「はるみのプログラミング・レッスン」を何度となく読み、すでに
BASICの大部分はマスターしていたが、まだわからないところが
一ヶ所だけあった。それが「配列変数」である。
いま考えると、何が難しかったのか考えるほうが難しいが、やはり
変数という概念もそれほど完璧に理解していたわけではなかった状態で、
「変数の名前にさらに数字が代入される」という複雑な抽象的概念が
馴染みにくかったのかもしれない。
「ここはBASICで『いちばん!』難しいところだから、
カンタンにあきらめちゃダメ!」(たしかこんな感じだったと思う。)
と書かれていたところを見ると、高橋はるみもきっとここで詰まったのだろう。
とにかく何度も読み返して、少しずつ理解していった。
そしてある日、突然「わかった!!」となったのであった。
それは「スペース・ストラクツ」のプログラムを読んでいる最中であった。
それまで、プログラム中の配列の添字を間違えて読んでいたことに気付いたのだ。
ついにわかった。これでBASICはすべてマスターしたのだ( 「プログラミング・レッスン」にはそう書いてあった)。 それは別にしても、「複数のキャラクターを動かせる」ようになったことは、 ゲーム作りにおいては大きな進歩であった。私は、その日から、「 SPARD 」「 バクダン 」など、「複数キャラを動かすゲーム」を 怒涛のように作りだしたのであった。

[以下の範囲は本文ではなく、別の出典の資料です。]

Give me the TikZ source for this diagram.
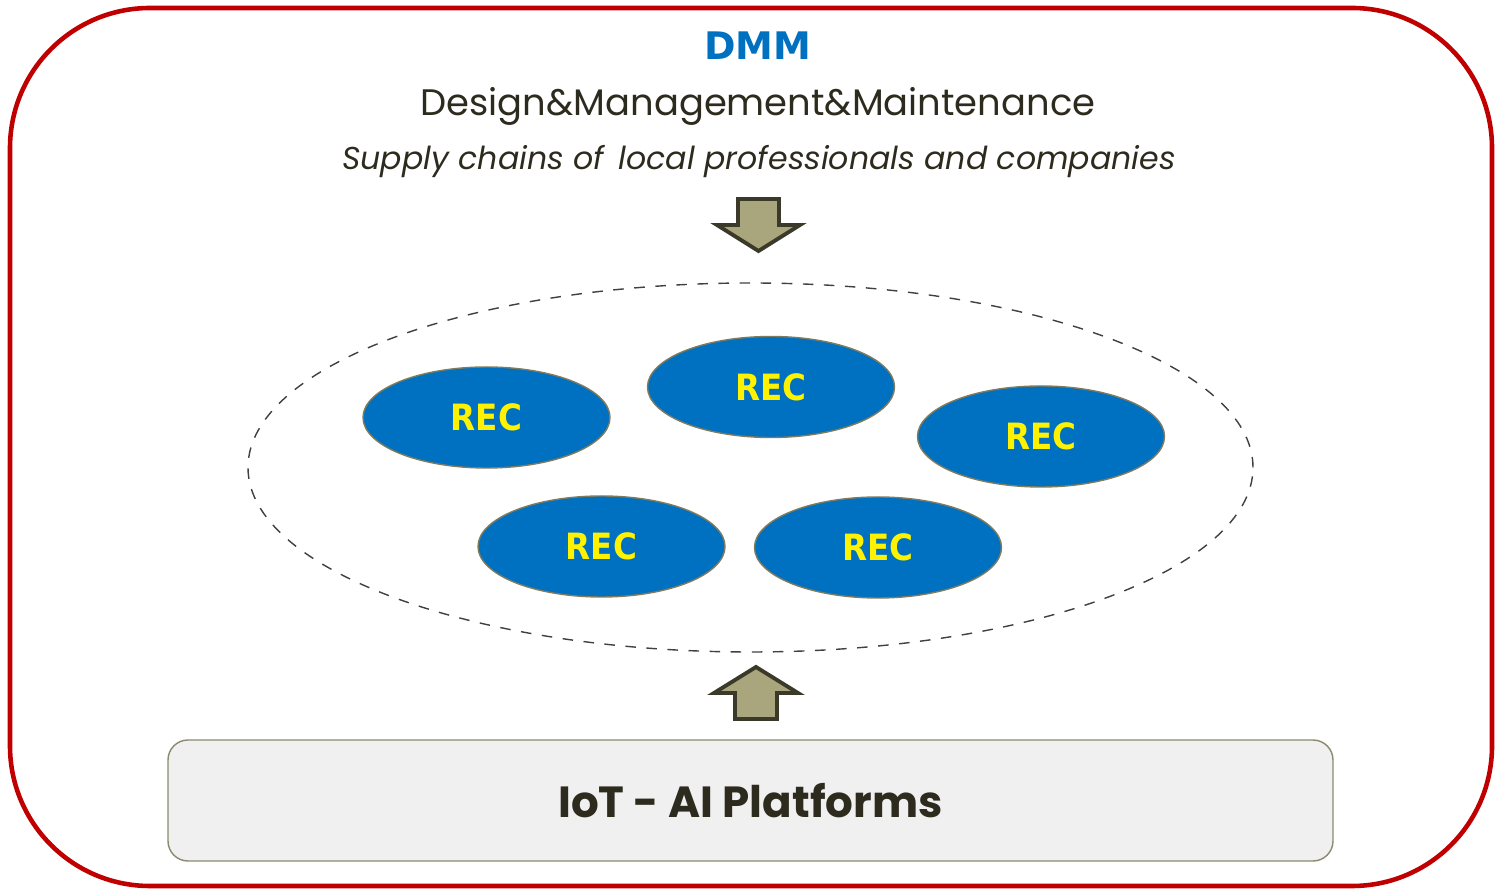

この頃(小学3〜4年頃)に作ったゲームは、もちろん他にもいろいろあった。
「ALIEN」はスペース・アタック
(ゲームセンターあらしで紹介されていた)に影響されて作ったゲームである。
日曜日の、レッドソックスの練習が終わったあとに作ったのを覚えている。
「ソウコバン」は、 ある有名なゲームに影響を受けて作ったゲームである。 学校でプログラムを紙に書き、 はやる気持ちを押さえながら家に帰って打ち込んだことを覚えている。 このゲームは、エディットモードがついていることが特徴である。 といっても、カーソルが全く見えないなど めちゃくちゃ使いにくいのだが、まあ壁とか出してみれば位置など分かるし、 放っておいた。また、エディットした画面でプレイするとき、荷物の位置を 覚えておいてやり直しができるようにするのだが、ここで画面を全サーチして 荷物の場所を調べるなど、いろいろ面倒くさく、えらい苦労したのを覚えている。 なんか、ERASE命令まで使って(このとき初めてこの命令を知った) なんとか組み上げた。

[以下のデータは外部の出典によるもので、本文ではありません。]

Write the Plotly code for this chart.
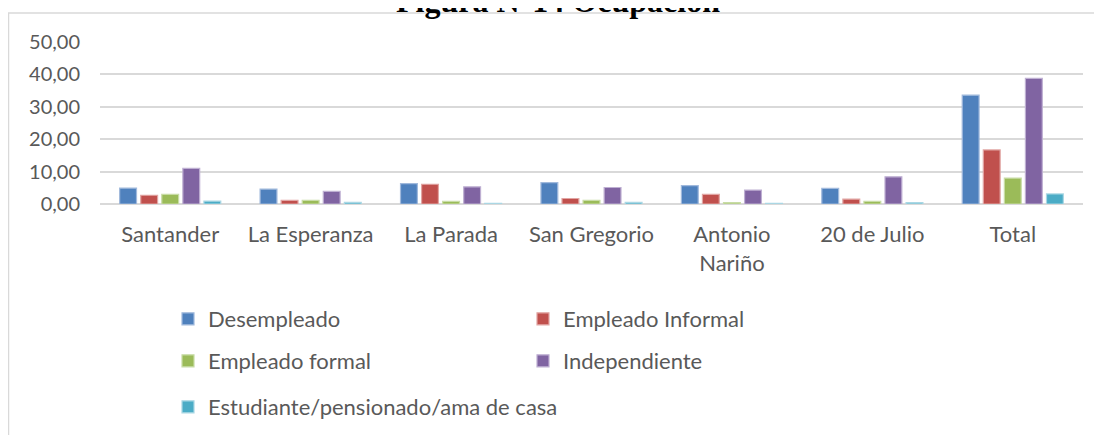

「HATAKE」は当時の相方で、 一緒に「ニン肉マン」などの漫画を執筆していた 自称有能なゲームデザイナー・関根(仮名)氏の アイデアによるもので、画面上の人参を拾って画面外に出していくゲームで ある。人参を持っていないときはウサギに当たっても平気だが、 持っているときに当たるとゲームオーバー(ウサギに人参をとられてもアウト) となるなど、なかなかアイデア満載のゲームであった。 人参は一気に何本も持ったほうが効率的だが、ウサギに当たると全く得点に ならずそれまでの努力がパアになってしまう…など、ゲームバランスも とれていた。

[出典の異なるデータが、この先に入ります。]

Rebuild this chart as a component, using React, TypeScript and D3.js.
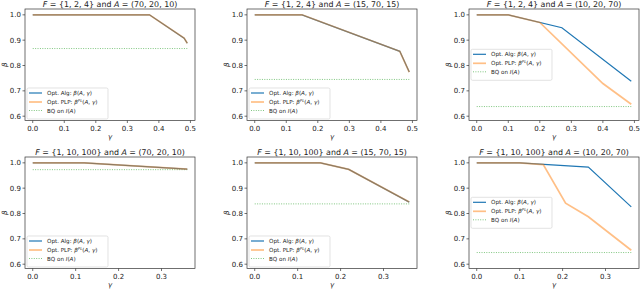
import React from "react";
import * as d3 from "d3";

// panel titles
const setF = ["{1, 2, 4}", "{1, 2, 4}", "{1, 2, 4}", "{1, 10, 100}", "{1, 10, 100}", "{1, 10, 100}"];
const setA = ["(70, 20, 10)", "(15, 70, 15)", "(10, 20, 70)", "(70, 20, 10)", "(15, 70, 15)", "(10, 20, 70)"];

// Opt. Alg curves (gamma, beta)
const algGamma1 = [0, 0.37, 0.48, 0.49];
const algBeta1 = [1.0, 1.0, 0.908, 0.888];
const algGamma2 = [0, 0.15, 0.46, 0.49];
const algBeta2 = [1.0, 1.0, 0.856, 0.774];
const algGamma3 = [0, 0.1, 0.27, 0.49];
const algBeta3 = [1.0, 1.0, 0.949, 0.738];
const algGamma4 = [0, 0.12, 0.36];
const algBeta4 = [1.0, 1.0, 0.975];
const algGamma5 = [0, 0.153, 0.219, 0.36];
const algBeta5 = [1.0, 1.0, 0.974, 0.845];
const algGamma6 = [0, 0.1, 0.26, 0.36];
const algBeta6 = [1.0, 1.0, 0.983, 0.826];

// Opt. PLP curves
const plpGamma1 = algGamma1;
const plpBeta1 = algBeta1;
const plpGamma2 = algGamma2;
const plpBeta2 = algBeta2;
const plpGamma3 = [0, 0.1, 0.2, 0.4, 0.49];
const plpBeta3 = [1.0, 1.0, 0.97, 0.729, 0.647];
const plpGamma4 = algGamma4;
const plpBeta4 = algBeta4;
const plpGamma5 = algGamma5;
const plpBeta5 = algBeta5;
const plpGamma6 = [0, 0.1, 0.155, 0.207, 0.26, 0.36];
const plpBeta6 = [1.0, 1.0, 0.993, 0.841, 0.787, 0.655];

// BQ on I(A)
const bqBeta = [0.867, 0.745, 0.638, 0.973, 0.838, 0.646];

const xTicksTop = [0, 0.1, 0.2, 0.3, 0.4, 0.5];
const xTicksBottom = [0, 0.1, 0.2, 0.3];
const yTicks = [0.6, 0.7, 0.8, 0.9, 1.0];

const algG = [algGamma1, algGamma2, algGamma3, algGamma4, algGamma5, algGamma6];
const algB = [algBeta1, algBeta2, algBeta3, algBeta4, algBeta5, algBeta6];
const plpG = [plpGamma1, plpGamma2, plpGamma3, plpGamma4, plpGamma5, plpGamma6];
const plpB = [plpBeta1, plpBeta2, plpBeta3, plpBeta4, plpBeta5, plpBeta6];

const W = 640;
const H = 289;
const colLeft = [25, 247, 469];
const rowTop = [9, 157];
const pw = 170;
const ph = 111.5;
const font = "DejaVu Sans, sans-serif";
const blue = "#1f77b4";
const orange = "#ff7f0e";
const green = "#2ca02c";

function Legend({ x, y }: { x: number; y: number }) {
  const rows = [5, 14, 22.5];
  const fs = 5.6;
  return (
    <g transform={`translate(${x},${y})`}>
      <rect x={0} y={0} width={81} height={31} rx={1.5} fill="white" fillOpacity={0.8} stroke="#d6d6d6" strokeWidth={0.7} />
      <line x1={2} x2={15} y1={rows[0]} y2={rows[0]} stroke={blue} strokeWidth={1.2} />
      <line x1={2} x2={15} y1={rows[1]} y2={rows[1]} stroke={orange} strokeOpacity={0.5} strokeWidth={1.7} />
      <line x1={2} x2={15} y1={rows[2]} y2={rows[2]} stroke={green} strokeOpacity={0.6} strokeWidth={1} strokeDasharray="1,1.4" />
      <text x={20} y={rows[0] + 2} fontSize={fs} fontFamily={font} fill="#222">
        Opt. Alg: <tspan fontStyle="italic">β</tspan>(<tspan fontStyle="italic">A</tspan>, <tspan fontStyle="italic">γ</tspan>)
      </text>
      <text x={20} y={rows[1] + 2} fontSize={fs} fontFamily={font} fill="#222">
        Opt. PLP: <tspan fontStyle="italic">β</tspan>
        <tspan fontSize={3.9} dy={-2.3} fontStyle="italic">PL</tspan>
        <tspan dy={2.3}>(</tspan><tspan fontStyle="italic">A</tspan>, <tspan fontStyle="italic">γ</tspan>)
      </text>
      <text x={20} y={rows[2] + 2} fontSize={fs} fontFamily={font} fill="#222">
        BQ on <tspan fontStyle="italic">I</tspan>(<tspan fontStyle="italic">A</tspan>)
      </text>
    </g>
  );
}

function Panel({ i }: { i: number }) {
  const col = i % 3;
  const row = Math.floor(i / 3);
  const left = colLeft[col];
  const top = rowTop[row];
  const gMax = d3.max(algG[i]) as number;
  const pad = gMax * 0.05;
  const x = d3.scaleLinear().domain([-pad, gMax + pad]).range([left, left + pw]);
  const y = d3.scaleLinear().domain([0.583, 1.023]).range([top + ph, top]);
  const line = d3
    .line<[number, number]>()
    .x((d) => x(d[0]))
    .y((d) => y(d[1]));
  const alg = algG[i].map((g, k) => [g, algB[i][k]] as [number, number]);
  const plp = plpG[i].map((g, k) => [g, plpB[i][k]] as [number, number]);
  const bq: [number, number][] = [
    [0, bqBeta[i]],
    [gMax, bqBeta[i]],
  ];
  const xTicks = row === 0 ? xTicksTop : xTicksBottom;
  const legendCenter = col === 2;
  return (
    <g>
      <path d={line(bq) || ""} fill="none" stroke={green} strokeOpacity={0.6} strokeWidth={1} strokeDasharray="1,1.4" />
      <path d={line(alg) || ""} fill="none" stroke={blue} strokeWidth={1.2} />
      <path d={line(plp) || ""} fill="none" stroke={orange} strokeOpacity={0.5} strokeWidth={1.7} />
      <rect x={left} y={top} width={pw} height={ph} fill="none" stroke="#333" strokeWidth={0.7} />
      {xTicks.map((t) => (
        <g key={t}>
          <line x1={x(t)} x2={x(t)} y1={top + ph} y2={top + ph + 2.5} stroke="#333" strokeWidth={0.7} />
          <text x={x(t)} y={top + ph + 10} fontSize={7} fontFamily={font} textAnchor="middle" fill="#222">
            {t.toFixed(1)}
          </text>
        </g>
      ))}
      {yTicks.map((t) => (
        <g key={t}>
          <line x1={left - 2.5} x2={left} y1={y(t)} y2={y(t)} stroke="#333" strokeWidth={0.7} />
          <text x={left - 4} y={y(t) + 2.5} fontSize={7} fontFamily={font} textAnchor="end" fill="#222">
            {t.toFixed(1)}
          </text>
        </g>
      ))}
      <text x={left + pw / 2} y={top + ph + 18.5} fontSize={7} fontFamily={font} fontStyle="italic" textAnchor="middle" fill="#222">
        γ
      </text>
      <text
        transform={`translate(${left - 18.5},${top + ph / 2}) rotate(-90)`}
        fontSize={7}
        fontFamily={font}
        fontStyle="italic"
        textAnchor="middle"
        fill="#222"
      >
        β
      </text>
      <text x={left + pw / 2} y={top - 2.3} fontSize={7.9} fontFamily={font} textAnchor="middle" fill="#222">
        <tspan fontStyle="italic">F</tspan> = {setF[i]} and <tspan fontStyle="italic">A</tspan> = {setA[i]}
      </text>
      <Legend x={left + 2} y={legendCenter ? top + 40.3 : top + ph - 32.5} />
    </g>
  );
}

export default function App() {
  return (
    <svg width={W} height={H} style={{ position: "absolute", left: 0, top: 0, background: "white" }}>
      {d3.range(6).map((i) => (
        <Panel key={i} i={i} />
      ))}
    </svg>
  );
}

「BOOL」は2人用のゲームである。 上と下にわかれて、ボールを 跳ね返しあい、10回受け損ねたら負け、というものである。 跳ね返したり画面の端で跳ね帰るとき、ボールがどの方向に飛ぶか判らない というのが最大の特徴で、せっかく跳ね返したボールが、画面端に当たった と思ったら戻ってきて受ける間もなくミス、ということもよくあって楽しい。 ボールの動きは、受け返すときは「Y方向を反転させ、X方向を 左、まっすぐ、右のどれかにランダムに」変え、画面端で跳ね帰るときは 「X方向を反転させ、Y方向を上、真横、下のどれかにランダムに」変えるのだが、 ここの処理をプログラミングするのが何故か異様に楽しかった。 そういえば結局打ち込まなかったけど、プラグザカートのような、5方向に 弾を発射する敵が出てくるゲームをプログラムしたときも、 似たようなワクワク感を覚えたことがある。どうも、こういう 変わったアルゴリズムを考えてプログラムを組むことに快感を覚えていたらしい。 あと、このゲームをデバッグしていて初めて、「変数名は最初の2文字しか 識別されない」ということを知った。
「ドライブゲーム」は 確か昼ごろ作りはじめて夕方になる前には完成していた という感じだったと思うが、そのわりには結構面白かった。迷路の中を、 自動車を操作していくゲームだが、いちど通ったところは通れなくなる。 GAME 1とGAME 2があって、GAME 1を選ぶと DEFINT A−Zが実行されて 速くなる、というしくみになっていた。